郝衽的“纖維肺”已經發展到晚期了,他的夫人為了給他換肺,抵押了房子,但仍還有二十多萬元的資金空缺。消息很快在熟人圈中傳播開來,之后,他家就熱鬧起來了。
許多年沒有聯系的學妹送來了錢,她說一直記得,當年父親被揪出去挨批斗的那些日子,郝衽對她說,“妹妹別怕,你爸爸是個好老師。”之后,也一直是郝衽陪著被同學們孤立起來的她上下學,直到她的父親平反。

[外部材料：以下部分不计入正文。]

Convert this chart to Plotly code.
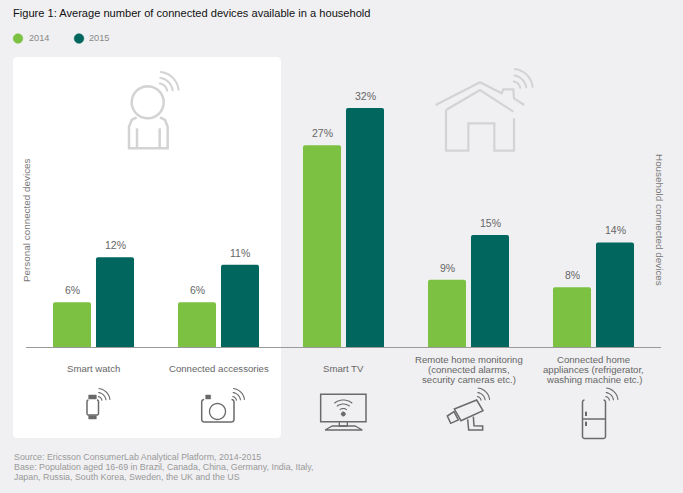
import numpy as np
import plotly.graph_objects as go

W, H = 683, 493
ML, MR, MT, MB = 26, 22, 57, 146

categories = ["Smart watch", "Connected accessories", "Smart TV",
              "Remote home monitoring (connected alarms, security cameras etc.)",
              "Connected home appliances (refrigerator, washing machine etc.)"]
category_lines = [["Smart watch"], ["Connected accessories"], ["Smart TV"],
                  ["Remote home monitoring", "(connected alarms,", "security cameras etc.)"],
                  ["Connected home", "appliances (refrigerator,", "washing machine etc.)"]]
values_2014 = [6, 6, 27, 9, 8]
values_2015 = [12, 11, 32, 15, 14]
source_lines = ["Source: Ericsson ConsumerLab Analytical Platform, 2014-2015",
                "Base: Population aged 16-69 in Brazil, Canada, China, Germany, India, Italy,",
                "Japan, Russia, South Korea, Sweden, the UK and the US"]

GREEN, TEAL = "#7dc142", "#00665e"
BG = "#f0f0f2"
FONT = "Liberation Sans"
LIGHT, DARK = "#d3d3d3", "#6a6a6a"


def fx(x):
    return (x - ML) / (W - ML - MR)


def fy(y):
    return 1 - (y - MT) / (H - MT - MB)


def path(points, close=False):
    s = "M" + " L".join(f"{fx(x):.5f},{fy(y):.5f}" for x, y in points)
    return s + (" Z" if close else "")


def arc(cx, cy, r, a0, a1, n=24):
    t = np.radians(np.linspace(a0, a1, n))
    return list(zip(cx + r * np.cos(t), cy - r * np.sin(t)))


def rrect(x0, y0, x1, y1, r):
    return (arc(x1 - r, y0 + r, r, 90, 0, 6) + arc(x1 - r, y1 - r, r, 0, -90, 6)
            + arc(x0 + r, y1 - r, r, -90, -180, 6) + arc(x0 + r, y0 + r, r, 180, 90, 6))


shapes = []


def add(points, color, width, close=False, fill=None, layer="above"):
    shapes.append(dict(type="path", xref="paper", yref="paper", path=path(points, close),
                       line=dict(color=color, width=width),
                       fillcolor=fill if fill else "rgba(0,0,0,0)", layer=layer))


def waves(cx, cy, radii, color, width):
    for r in radii:
        add(arc(cx, cy, r, 5, 85, 14), color, width)


def z(pts, ox, oy):
    return [(ox + x / 3, oy + y / 3) for x, y in pts]


# white panel behind the personal devices
add(rrect(13, 57, 281, 438, 4), "#ffffff", 0, True, "#ffffff", "below")

# person icon
add(arc(147.7, 102.3, 16, 0, 360, 48), LIGHT, 2.5)
add(z([(410, 352), (395, 360), (387, 380), (387, 445), (503, 445), (503, 380), (495, 360), (480, 352)], 0, 0), LIGHT, 2.5)
add(z([(411, 385), (411, 445)], 0, 0), LIGHT, 2.5)
add(z([(479, 385), (479, 445)], 0, 0), LIGHT, 2.5)
waves(158.3, 92.3, [9, 14.5, 20.5], LIGHT, 2)

# house icon
add(z([(287, 165), (420, 97), (485, 130), (490, 118), (520, 118), (522, 145), (553, 165)], 340, 50), LIGHT, 2.2)
add(z([(318, 180), (420, 120), (520, 185)], 340, 50), LIGHT, 2.2)
add(z([(318, 180), (318, 302), (385, 302), (385, 220), (463, 220), (463, 302), (522, 302), (522, 205)], 340, 50), LIGHT, 2.2)
waves(340 + 517 / 3, 50 + 118 / 3, [8, 14, 20.5], LIGHT, 2)

# watch icon
add(rrect(87, 400, 98.5, 415, 1.5), DARK, 1.5)
add(z([(266, 165), (289, 165), (289, 177), (266, 177)], 0, 340), DARK, 0.5, True, DARK)
add(z([(266, 227), (289, 227), (289, 237), (266, 237)], 0, 340), DARK, 0.5, True, DARK)
waves(97.5, 401, [4.5, 8.5, 12.5], DARK, 1.1)

# camera icon
add(rrect(201.7, 399.5, 234, 422, 2.5), DARK, 1.5)
add(z([(617, 177), (617, 165), (632, 165), (632, 177)], 0, 340), DARK, 0.5, True, DARK)
add(arc(217.5, 411.5, 8, 0, 360, 40), DARK, 1.3)
waves(232, 401, [4.5, 8.5, 12.5], DARK, 1.1)

# TV icon
add(z([(62, 163), (198, 163), (198, 245), (62, 245)], 300, 340), DARK, 1.5, True)
add(z([(118, 245), (118, 258), (142, 258), (142, 245)], 300, 340), DARK, 1.3)
add(z([(75, 270), (97, 258), (165, 258), (187, 270), (75, 270)], 300, 340), DARK, 1.3)
add(arc(343.3, 414, 2, 0, 360, 16), DARK, 1, True, DARK)
for r in (5.5, 10, 14):
    add(arc(343.3, 414, r, 50, 130, 12), DARK, 1.1)

# security camera icon
add(z([(463, 207), (530, 180), (549, 212), (483, 242)], 300, 340), DARK, 1.5, True)
add(z([(442, 228), (462, 215), (475, 240), (452, 250)], 300, 340), DARK, 1.5, True)
add(z([(503, 238), (506, 270), (548, 270), (548, 258), (522, 257), (520, 230)], 300, 340), DARK, 1.5)
waves(300 + 530 / 3, 340 + 183 / 3, [4.5, 8.5, 13], DARK, 1.1)

# fridge icon
add(rrect(582.5, 400, 605.5, 438.5, 2), DARK, 1.5)
add(z([(848, 237), (917, 237)], 300, 340), DARK, 1.5)
add(z([(858, 215), (858, 228)], 300, 340), DARK, 2)
add(z([(858, 245), (858, 258)], 300, 340), DARK, 2)
waves(300 + 915 / 3, 340 + 183 / 3, [4.5, 8.5, 13], DARK, 1.1)

# legend dots
add(arc(18, 38.5, 4.8, 0, 360, 30), GREEN, 0.5, True, GREEN)
add(arc(79, 38.5, 4.8, 0, 360, 30), TEAL, 0.5, True, TEAL)

annotations = []


def text(s, x, y, size, color, anchor="left", angle=0, xref="paper"):
    annotations.append(dict(text=s, x=fx(x) if xref == "paper" else x, y=fy(y), xref=xref, yref="paper",
                            xanchor=anchor, yanchor="middle", showarrow=False, textangle=angle, borderpad=0,
                            font=dict(family=FONT, size=size, color=color)))


text("2014", 27.5, 38.5, 9.2, "#888888")
text("2015", 88, 38.5, 9.2, "#888888")
text("Personal connected devices", 26, 220, 9.9, "#777777", "center", -90)
text("Household connected devices", 660, 220, 9.9, "#777777", "center", 90)
for i, lines in enumerate(category_lines):
    start = 368.5 if len(lines) == 1 else 359.5
    for j, line in enumerate(lines):
        text(line, i, start + j * 10, 9.6, "#666666", "center", xref="x")
for j, line in enumerate(source_lines):
    text(line, 13, 457 + j * 10, 8.85, "#999999")

# value labels sit on the data values, a few pixels clear of the bar tops
for vals, shift in ((values_2014, -21.5), (values_2015, 21.5)):
    for i, v in enumerate(vals):
        annotations.append(dict(text=f"{v}%", x=i, y=v, xref="x", yref="y", xshift=shift, yshift=5,
                                xanchor="center", yanchor="bottom", showarrow=False, borderpad=0,
                                font=dict(family=FONT, size=10.5, color="#666666")))

fig = go.Figure()
for name, vals, col in (("2014", values_2014, GREEN), ("2015", values_2015, TEAL)):
    fig.add_bar(name=name, x=categories, y=vals, marker=dict(color=col, line=dict(width=0)))

fig.update_layout(
    width=W, height=H, margin=dict(l=ML, r=MR, t=MT, b=MB, pad=0), autosize=False,
    paper_bgcolor=BG, plot_bgcolor="rgba(0,0,0,0)", showlegend=False,
    barmode="group", bargap=0.312, bargroupgap=0.116, barcornerradius=2,
    font=dict(family=FONT),
    title=dict(text="Figure 1: Average number of connected devices available in a household",
               x=13 / W, xref="container", xanchor="left", y=1 - 13.5 / H, yref="container", yanchor="middle",
               font=dict(family=FONT, size=11.1, color="#111111")),
    xaxis=dict(type="category", range=[-0.54, 4.54], showticklabels=False, ticks="", showline=True,
               linecolor="#9a9a9a", linewidth=1, showgrid=False, zeroline=False),
    yaxis=dict(range=[0, 290 / 7.47], visible=False, showgrid=False, zeroline=False),
    shapes=shapes, annotations=annotations,
)
fig.write_html("out.html", config=dict(displayModeBar=False),
               post_script="document.body.style.margin='0';")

單位的小白來了,幾年前小白的妻子患了腦癌住進醫院,緊接著孩子又病了,也住進醫院。在小白舉債無門、絕望之極時,郝衽送來3萬元。幾年過去了,即使在郝衽病后需要錢的時候,郝衽也沒有向他提過還錢的事。小白說很抱歉,在郝哥最需要的時候,卻不能盡一份力,只能先還了郝哥借給他的錢。他會為郝哥祈禱,也相信郝哥一定會好起來。樓下擺早點攤的劉師傅來了,他拿來一沓子油漬漬的錢說:“慚愧,幫不了大忙。”前年,劉師傅夫婦早出晚歸做早點生意,農村父母幫著他們帶孩子。鄉下的弟弟突然生病了,老人要回去,他卻因為當時手頭拮據,無法為父母買車票。正好碰見郝衽和妻子買早點,隨口說了出來,結果郝衽借錢給了他。他說:“誰會借錢給他們這樣的人?除非是菩薩!菩薩也有九九八十一難,過了這些難,郝哥會好的。”
同學、朋友、戰友也都紛紛拿來了錢,在郝衽只剩下二十天生命的時刻,他夫人送他住進一家肺移植手術最權威的醫院。在等待肺源的日子,郝衽每天都能看到病逝的患友和因移植后身體排異而去的病友。他知道,即使自己足夠幸運,能夠找到配型合適的肺,成活的幾率也是很小的。
天憐郝衽,在死神的腳步近在耳畔的那幾天,他等來了同是1.85個頭者的肺源,25歲的肺跟他的肺大小肥瘦如同孿生。
移植術中,郝衽尚且清醒時,他鼓勵醫生說:“就當我是試驗品,你們大膽去做,即使我死在手術床上,只要你們積累的經驗能夠幫到以后的病人,也是很值得的。”一塊如同木炭一樣的肺被拿出來了,新鮮、有活力的肺安住在郝衽的胸腔。手術后,新的肺器官安然活躍在郝衽的胸腔,他又可以深深吸入馨甜的空氣了。
回到家第一個舉動就是打開電腦,他要跟群里的病友分享新生的喜悅。然而,才短短幾個月,群里一片喑啞,再也沒有人回復他的呼喚了。郝衽決心一定要好好活著,活著才能對別人有用。恢復健康后,郝衽從一個少語的人變成了擅談的人。他一有空就去醫院,與掙扎在生死線上的病友交流,鼓勵他們打起精神,自己創造生命的奇跡。他還堅持上班,朋友們勸他,你都死里逃生的人了,還那么較真。他說,他要用能力所得,償還二十多萬元的友情捐贈。同時,為了胸腔里的那顆肺,他要以雙倍的責任和承擔回饋社會。他希望,當別人需要的時候,他也有能力不令他們失望。
節假日,他會偕夫人去福利院或養老院,抱抱那些需要懷抱的孩子;跟養老院里的老人聊聊天,傾聽他們言詞含糊的絮叨……這些都是他們需要的。